Additionally, the brief describes the uninvited visit on October 12th by MSR’s Sustainability Director, John Serna, to the ongoing peaceful encampment outside of the town of Casillas to promote the company’s campaign, “Démosle vuelta a la tortilla!” or “Let’s flip the tortilla!”. The campaign appears to be part of company attempts to convince people to forget the past, including their experiences of criminalization, intimidation and militarization of their communities, to start fresh and focus on the economic benefits of mining.

The Xinka Parliament concluded calling on the Supreme Court to order MSR to halt its PR campaign and activities in communities surrounding the mine, including the distribution of donations. They also urged the Court to commence corresponding legal action against the company for failure to respect the ruling.

Escobal remains a high risk, dangerous investment

For nearly a decade, communities in Santa Rosa and Jalapa have opposed mining in their territory at tremendous risk to their safety, overall well-being and livelihoods.
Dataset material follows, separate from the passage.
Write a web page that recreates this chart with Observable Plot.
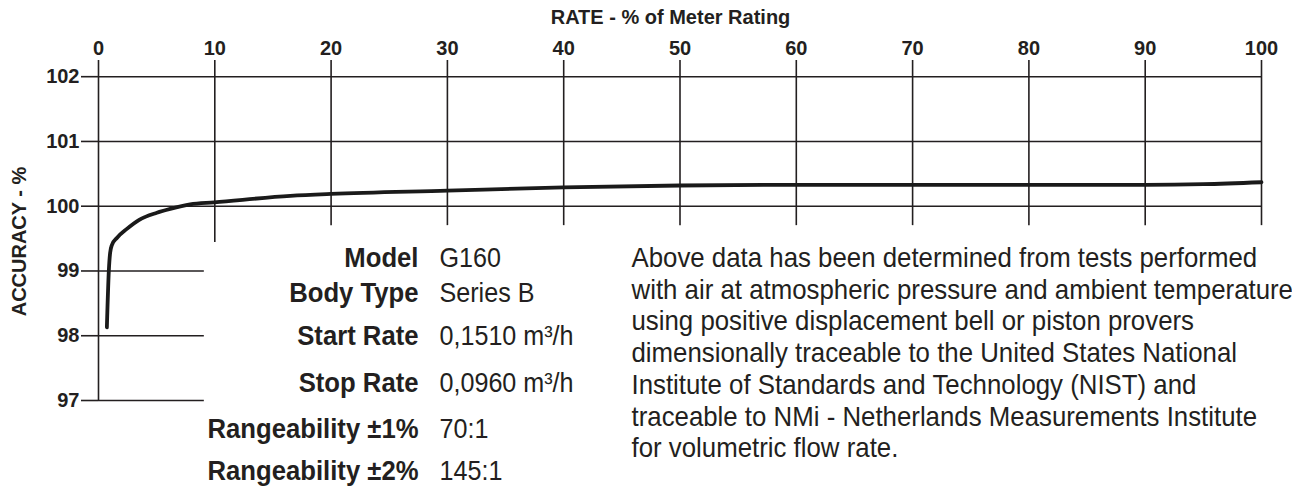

They have suffered painful repression, violence and human rights abuses. One such incident is the focus of a civil lawsuit moving ahead in Vancouver, Canada against Tahoe for negligence and battery over an attack by private security against peaceful protestors outside the mine in 2014. A recent report from Protection International found that tension related to the project continues, as well as an escalation of attacks, intimidation and defamation campaigns against people protesting Tahoe’s operations since the mine’s suspension. But communities have not given up. By undermining and downplaying the power of their conviction, Tahoe Resources – already subject of shareholder lawsuits -, and now Pan American Silver, are making a critical mistake.

Communities in southeastern Guatemala have been very clear in repeatedly stating that the costs of the Escobal mine outweigh the benefits. Perhaps one of the strongest indications of this is the refusal of five mayors in surrounding municipalities to receive voluntary royalty payments from the mine out of respect for their constituencies’ decision. Now, despite the company’s pleas to ‘start over’ and promises of good faith, Tahoe continues to manipulate information and exclude legitimate community voices, including the tens of thousands of people who have risked their lives and livelihoods to defend their water, land and dignity. Pan American shareholders should think twice about heading down the same path.